# airconditioning freon



## aprilannette (Nov 25, 2004)

*1993 nissan se-r airconditioning freon*

Dear sirs: i am only a woman and do not understand somethings about cars except that the pedal on the right makes is go if it is in drive...... My husband bought me a 1992 nissan sentra se-r and I have driven it over 220,000 miles give or take......I love this car....it makes a lot of noise with the aiconditioner but my husband bought a wrecked 1993 sentra se-r and I was wondering is there a difference between the freon in my pretty little 1992 and the newer wrecked 1993.... my husband plans to change over the engine and such to make mine go farther .......i have heard something about new freon taking the place of the older freon and i was wondering what that 1993 has for freon.... and will the air compressor work in my 1992.... thank you very much .......aprilannette


----------



## Exalta (Jan 21, 2003)

Welcome to the Board!

By the way, use R134a refrigerant


----------



## aprilannette (Nov 25, 2004)

yesterday i wrote a post about my 1991 nissan se-r and i know it has that r-12 freon.... my husband bought a wrecked 1993 nissan se-r to use for parts .
can any one tell me if the 1993 nissan has r-12 or the newer r134a freon please.... the air conditioning compressor in my 91 is failing and it would cost over $800.00 just to fix it and my husband bought a whole car for that amount. i asked yesterday and no one really told me anything about if they are the same or the 93 has the newer freon..........i know a 1994 has the new freon but i dont know about the 1993.... thank you aprilannette..


----------



## se-r-57 (May 1, 2002)

Pretty sure the 93's had R-12. Your probably gonna have to convert over to R-134 though.

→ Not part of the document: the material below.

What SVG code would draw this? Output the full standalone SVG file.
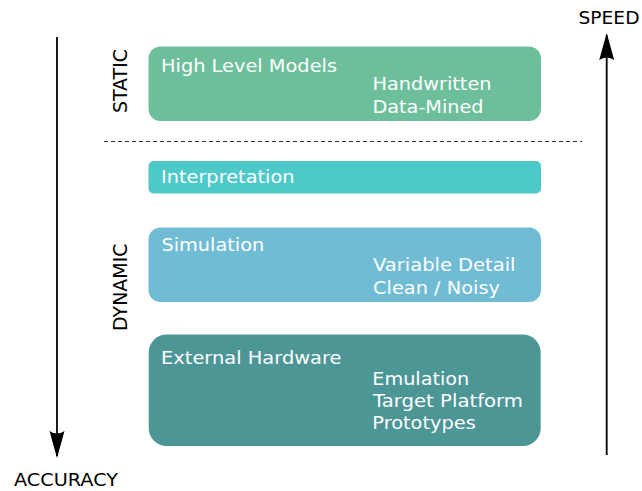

R-12 is hard to get and super expensive. Ant A/C place can convert it over for ya.


----------



## Scott (Apr 15, 2002)

Hello, I merged your two threads together and moved it to the B13 forum.


----------



## Slacky (May 31, 2004)

basically no matter what system u haev now a days u haev to have it drained and converted to the new kind, unless u can find the old stuff


----------



## sts25 (Aug 19, 2004)

if the freon is R-12 then you can buy "freeze 12" off the shelf its like 5- 7.00 a can


----------



## MaddiesMadre (May 12, 2015)

Does any one know where to put the freon in a 1991 nissan sentra? or just tell me what its close to on the engine?


----------